Banks are investing huge sums in legacy payment technology, but missing out on potential revenue opportunities available through the lates cloud-native platforms, according to IDC research.
According to IDC Financial Insights, global finance firms will spend £57bn on legacy payments technology in 2028, compared with £36bn in 2022. Meanwhile, it is suppliers that are investing in the development of modern cloud based platforms.
The IDC Future -ready payments platforms enabling the next phase of growth for banks report, which was sponsored by payments infrastructure supplier Episode Six, said banks face missing out on additional revenue and face growing costs by maintaining legacy payment technology.
The retirement of legacy core banking systems within banks was fretted over for years before cloud computing technology came along and finally started the process. Similarly, legacy technology used by banks to process customer payments is still widespread, with there currently being a lack of cloud-native cloud technologies in the core of payments, although cloud services are often wrapped around them.
Due to the reticence of financial services organisations when it comes to moving to cloud-native payments systems, IDC said banks are missing out on potential revenues from offering services such as deferred payments or digital wallet platforms as well as the monetisation of data.
Michael Yeo, associate research director at IDC Financial Insights, said that payments innovation is being driven largely outside of the banks’ walls: “For banks and financial institutions that wish to be competitive in the next phase of payments, a future-ready payments platform will provide the core capabilities required, including quickly integrating a modern payments technosphere.
“Migration methodologies have become optimised and provide easier and less risky options to move away from legacy to truly embrace digital transformation by leveraging cloud infrastructure’s specific properties.”
IDC said banks and financial institutions are partly being driven towards modernising payments by consumer demand for more payment choices, with 70% of retailers adding at least two new payment options, such as QR codes, contactless, or alternative payment methods.
One major financial services firm that has made the move is UK building society Nationwide. It recently announced that it is working alongside Accenture and account-to-account payments platform provider Form3 to move all retail payments from on-premise systems to the Form3 cloud-native platform.

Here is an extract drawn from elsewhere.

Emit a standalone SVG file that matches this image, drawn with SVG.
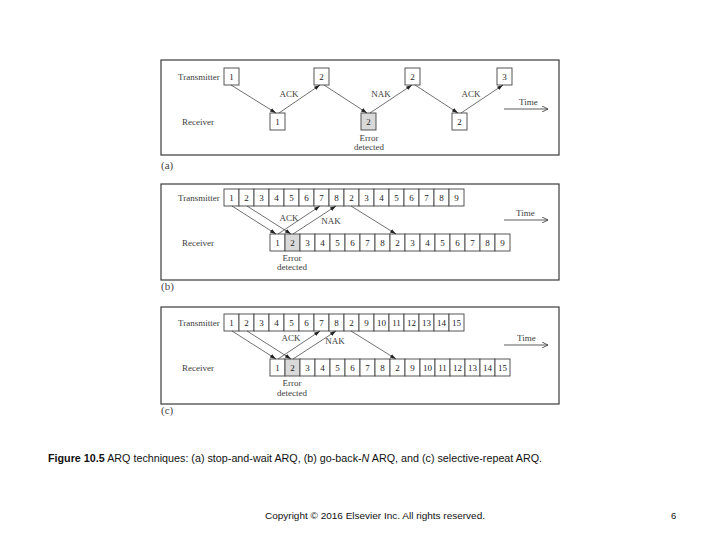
<svg xmlns="http://www.w3.org/2000/svg" width="720" height="540" viewBox="0 0 720 540">
<style>
.frame{fill:none;stroke:#3a3a3a;stroke-width:1.2}
.box{fill:#fff;stroke:#444;stroke-width:0.9}
.err{fill:#d9d9d9;stroke:#444;stroke-width:0.9}
.t{font-family:"Liberation Serif","DejaVu Serif",serif;font-size:9px;fill:#3c3c3c}
.n{font-family:"Liberation Serif","DejaVu Serif",serif;font-size:9px;fill:#222;text-anchor:middle}
.m{text-anchor:middle}
.lbl{font-family:"Liberation Serif","DejaVu Serif",serif;font-size:11px;fill:#444}
.ar{fill:none;stroke:#333;stroke-width:0.7;marker-end:url(#ah)}
.tm{fill:none;stroke:#333;stroke-width:0.8;marker-end:url(#oh)}
</style>
<defs>
<marker id="ah" viewBox="0 0 6 4" refX="6" refY="2" markerWidth="6" markerHeight="4" markerUnits="userSpaceOnUse" orient="auto"><path d="M0,0 L6,2 L0,4 z" fill="#222"/></marker>
<marker id="oh" viewBox="0 0 6 6" refX="6" refY="3" markerWidth="6" markerHeight="6" markerUnits="userSpaceOnUse" orient="auto"><path d="M0,0 L6,3 L0,6" fill="none" stroke="#333" stroke-width="0.8"/></marker>
</defs>
<rect width="720" height="540" fill="#fff"/>

<!-- Panel (a) -->
<g id="panel-a">
<rect class="frame" x="161" y="60" width="398" height="95"/>
<text class="t" x="178" y="80">Transmitter</text>
<text class="t" x="182" y="125">Receiver</text>
<g id="a-t1"><rect class="box" x="224" y="68" width="15" height="17"/><text class="n" x="231.5" y="80">1</text></g>
<g id="a-t2"><rect class="box" x="314" y="68" width="15" height="17"/><text class="n" x="321.5" y="80">2</text></g>
<g id="a-t2b"><rect class="box" x="405" y="68" width="15" height="17"/><text class="n" x="412.5" y="80">2</text></g>
<g id="a-t3"><rect class="box" x="497" y="68" width="15" height="17"/><text class="n" x="504.5" y="80">3</text></g>
<g id="a-r1"><rect class="box" x="270" y="113" width="15" height="17"/><text class="n" x="277.5" y="125">1</text></g>
<g id="a-r2"><rect class="err" x="361" y="113" width="15" height="17"/><text class="n" x="368.5" y="125">2</text></g>
<g id="a-r2b"><rect class="box" x="452" y="113" width="15" height="17"/><text class="n" x="459.5" y="125">2</text></g>
<text class="t m" x="289" y="97">ACK</text>
<text class="t m" x="381" y="97">NAK</text>
<text class="t m" x="471" y="97">ACK</text>
<text class="t m" x="369" y="141">Error</text>
<text class="t m" x="369" y="150">detected</text>
<text class="t" x="519" y="105">Time</text>
<text class="lbl" x="161" y="169">(a)</text>
</g>

<!-- Panel (b) -->
<g id="panel-b">
<rect class="frame" x="161" y="184" width="398" height="96"/>
<text class="t" x="178" y="201">Transmitter</text>
<text class="t" x="182" y="246">Receiver</text>
<g id="b-tx">
<rect class="box" x="224" y="189" width="15" height="17"/><text class="n" x="231.5" y="201">1</text>
<rect class="box" x="239" y="189" width="15" height="17"/><text class="n" x="246.5" y="201">2</text>
<rect class="box" x="254" y="189" width="15" height="17"/><text class="n" x="261.5" y="201">3</text>
<rect class="box" x="269" y="189" width="15" height="17"/><text class="n" x="276.5" y="201">4</text>
<rect class="box" x="284" y="189" width="15" height="17"/><text class="n" x="291.5" y="201">5</text>
<rect class="box" x="299" y="189" width="15" height="17"/><text class="n" x="306.5" y="201">6</text>
<rect class="box" x="314" y="189" width="15" height="17"/><text class="n" x="321.5" y="201">7</text>
<rect class="box" x="329" y="189" width="15" height="17"/><text class="n" x="336.5" y="201">8</text>
<rect class="box" x="344" y="189" width="15" height="17"/><text class="n" x="351.5" y="201">2</text>
<rect class="box" x="359" y="189" width="15" height="17"/><text class="n" x="366.5" y="201">3</text>
<rect class="box" x="374" y="189" width="15" height="17"/><text class="n" x="381.5" y="201">4</text>
<rect class="box" x="389" y="189" width="15" height="17"/><text class="n" x="396.5" y="201">5</text>
<rect class="box" x="404" y="189" width="15" height="17"/><text class="n" x="411.5" y="201">6</text>
<rect class="box" x="419" y="189" width="15" height="17"/><text class="n" x="426.5" y="201">7</text>
<rect class="box" x="434" y="189" width="15" height="17"/><text class="n" x="441.5" y="201">8</text>
<rect class="box" x="449" y="189" width="15" height="17"/><text class="n" x="456.5" y="201">9</text>
</g>
<g id="b-rx">
<rect class="box" x="270" y="234" width="15" height="17"/><text class="n" x="277.5" y="246">1</text>
<rect class="err" x="285" y="234" width="15" height="17"/><text class="n" x="292.5" y="246">2</text>
<rect class="box" x="300" y="234" width="15" height="17"/><text class="n" x="307.5" y="246">3</text>
<rect class="box" x="315" y="234" width="15" height="17"/><text class="n" x="322.5" y="246">4</text>
<rect class="box" x="330" y="234" width="15" height="17"/><text class="n" x="337.5" y="246">5</text>
<rect class="box" x="345" y="234" width="15" height="17"/><text class="n" x="352.5" y="246">6</text>
<rect class="box" x="360" y="234" width="15" height="17"/><text class="n" x="367.5" y="246">7</text>
<rect class="box" x="375" y="234" width="15" height="17"/><text class="n" x="382.5" y="246">8</text>
<rect class="box" x="390" y="234" width="15" height="17"/><text class="n" x="397.5" y="246">2</text>
<rect class="box" x="405" y="234" width="15" height="17"/><text class="n" x="412.5" y="246">3</text>
<rect class="box" x="420" y="234" width="15" height="17"/><text class="n" x="427.5" y="246">4</text>
<rect class="box" x="435" y="234" width="15" height="17"/><text class="n" x="442.5" y="246">5</text>
<rect class="box" x="450" y="234" width="15" height="17"/><text class="n" x="457.5" y="246">6</text>
<rect class="box" x="465" y="234" width="15" height="17"/><text class="n" x="472.5" y="246">7</text>
<rect class="box" x="480" y="234" width="15" height="17"/><text class="n" x="487.5" y="246">8</text>
<rect class="box" x="495" y="234" width="15" height="17"/><text class="n" x="502.5" y="246">9</text>
</g>
<text class="t m" x="289" y="221">ACK</text>
<text class="t m" x="331" y="224">NAK</text>
<text class="t m" x="292" y="261">Error</text>
<text class="t m" x="292" y="270">detected</text>
<text class="t" x="516" y="216">Time</text>
<text class="lbl" x="161" y="290">(b)</text>
</g>

<!-- Panel (c) -->
<g id="panel-c">
<rect class="frame" x="161" y="307" width="398" height="97"/>
<text class="t" x="178" y="326">Transmitter</text>
<text class="t" x="182" y="371">Receiver</text>
<g id="c-tx">
<rect class="box" x="224" y="314" width="15" height="17"/><text class="n" x="231.5" y="326">1</text>
<rect class="box" x="239" y="314" width="15" height="17"/><text class="n" x="246.5" y="326">2</text>
<rect class="box" x="254" y="314" width="15" height="17"/><text class="n" x="261.5" y="326">3</text>
<rect class="box" x="269" y="314" width="15" height="17"/><text class="n" x="276.5" y="326">4</text>
<rect class="box" x="284" y="314" width="15" height="17"/><text class="n" x="291.5" y="326">5</text>
<rect class="box" x="299" y="314" width="15" height="17"/><text class="n" x="306.5" y="326">6</text>
<rect class="box" x="314" y="314" width="15" height="17"/><text class="n" x="321.5" y="326">7</text>
<rect class="box" x="329" y="314" width="15" height="17"/><text class="n" x="336.5" y="326">8</text>
<rect class="box" x="344" y="314" width="15" height="17"/><text class="n" x="351.5" y="326">2</text>
<rect class="box" x="359" y="314" width="15" height="17"/><text class="n" x="366.5" y="326">9</text>
<rect class="box" x="374" y="314" width="15" height="17"/><text class="n" x="381.5" y="326">10</text>
<rect class="box" x="389" y="314" width="15" height="17"/><text class="n" x="396.5" y="326">11</text>
<rect class="box" x="404" y="314" width="15" height="17"/><text class="n" x="411.5" y="326">12</text>
<rect class="box" x="419" y="314" width="15" height="17"/><text class="n" x="426.5" y="326">13</text>
<rect class="box" x="434" y="314" width="15" height="17"/><text class="n" x="441.5" y="326">14</text>
<rect class="box" x="449" y="314" width="15" height="17"/><text class="n" x="456.5" y="326">15</text>
</g>
<g id="c-rx">
<rect class="box" x="270" y="359" width="15" height="17"/><text class="n" x="277.5" y="371">1</text>
<rect class="err" x="285" y="359" width="15" height="17"/><text class="n" x="292.5" y="371">2</text>
<rect class="box" x="300" y="359" width="15" height="17"/><text class="n" x="307.5" y="371">3</text>
<rect class="box" x="315" y="359" width="15" height="17"/><text class="n" x="322.5" y="371">4</text>
<rect class="box" x="330" y="359" width="15" height="17"/><text class="n" x="337.5" y="371">5</text>
<rect class="box" x="345" y="359" width="15" height="17"/><text class="n" x="352.5" y="371">6</text>
<rect class="box" x="360" y="359" width="15" height="17"/><text class="n" x="367.5" y="371">7</text>
<rect class="box" x="375" y="359" width="15" height="17"/><text class="n" x="382.5" y="371">8</text>
<rect class="box" x="390" y="359" width="15" height="17"/><text class="n" x="397.5" y="371">2</text>
<rect class="box" x="405" y="359" width="15" height="17"/><text class="n" x="412.5" y="371">9</text>
<rect class="box" x="420" y="359" width="15" height="17"/><text class="n" x="427.5" y="371">10</text>
<rect class="box" x="435" y="359" width="15" height="17"/><text class="n" x="442.5" y="371">11</text>
<rect class="box" x="450" y="359" width="15" height="17"/><text class="n" x="457.5" y="371">12</text>
<rect class="box" x="465" y="359" width="15" height="17"/><text class="n" x="472.5" y="371">13</text>
<rect class="box" x="480" y="359" width="15" height="17"/><text class="n" x="487.5" y="371">14</text>
<rect class="box" x="495" y="359" width="15" height="17"/><text class="n" x="502.5" y="371">15</text>
</g>
<text class="t m" x="291" y="341">ACK</text>
<text class="t m" x="335" y="344">NAK</text>
<text class="t m" x="292" y="386">Error</text>
<text class="t m" x="292" y="396">detected</text>
<text class="t" x="517" y="341">Time</text>
<text class="lbl" x="161" y="414">(c)</text>
</g>

<g id="connectors">
<line class="ar" x1="231" y1="85" x2="276" y2="113"/>
<line class="ar" x1="279" y1="113" x2="320" y2="85"/>
<line class="ar" x1="324" y1="85" x2="367" y2="113"/>
<line class="ar" x1="370" y1="113" x2="412" y2="85"/>
<line class="ar" x1="415" y1="85" x2="458" y2="113"/>
<line class="ar" x1="461" y1="113" x2="503" y2="85"/>
<line class="tm" x1="504" y1="109" x2="548" y2="109"/>

<line class="ar" x1="232" y1="206" x2="276" y2="234"/>
<line class="ar" x1="247" y1="206" x2="291" y2="234"/>
<line class="ar" x1="278" y1="234" x2="320" y2="206"/>
<line class="ar" x1="293" y1="234" x2="336" y2="206"/>
<line class="ar" x1="351" y1="206" x2="396" y2="234"/>
<line class="tm" x1="504" y1="220" x2="548" y2="220"/>

<line class="ar" x1="232" y1="331" x2="276" y2="359"/>
<line class="ar" x1="247" y1="331" x2="291" y2="359"/>
<line class="ar" x1="278" y1="359" x2="320" y2="331"/>
<line class="ar" x1="293" y1="359" x2="336" y2="331"/>
<line class="ar" x1="351" y1="331" x2="396" y2="359"/>
<line class="tm" x1="504" y1="345" x2="548" y2="345"/>
</g>

<text x="48" y="462" font-family="'Liberation Sans',Arial,sans-serif" font-size="10.5" fill="#111" textLength="494" lengthAdjust="spacingAndGlyphs"><tspan font-weight="bold">Figure 10.5</tspan> ARQ techniques: (a) stop-and-wait ARQ, (b) go-back-<tspan font-style="italic">N</tspan> ARQ, and (c) selective-repeat ARQ.</text>
<text x="265" y="519" font-family="'Liberation Sans',Arial,sans-serif" font-size="9.5" fill="#111" textLength="220" lengthAdjust="spacingAndGlyphs">Copyright © 2016 Elsevier Inc. All rights reserved.</text>
<text x="671" y="519" font-family="'Liberation Sans',Arial,sans-serif" font-size="9.5" fill="#111">6</text>
</svg>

The project, which began last year, will be completed in a series of phases, with Accenture supplying cloud engineering and architecture expertise. Once on the platform, Nationwide payments will meet the ISO 20022 global standard for a common language for payments worldwide.
In March, Otto Benz, payments director at Nationwide, told Computer Weekly that “there has been massive growth” in cashless payments, with Nationwide processing around 450 million retail transactions each year.
“We needed a solution that will evolve alongside our business, facilitating an increasing volume of payments whilst meeting the expectations of our customers,” added Benz. “This project is a major step in simplifying and strengthening our payments processing.”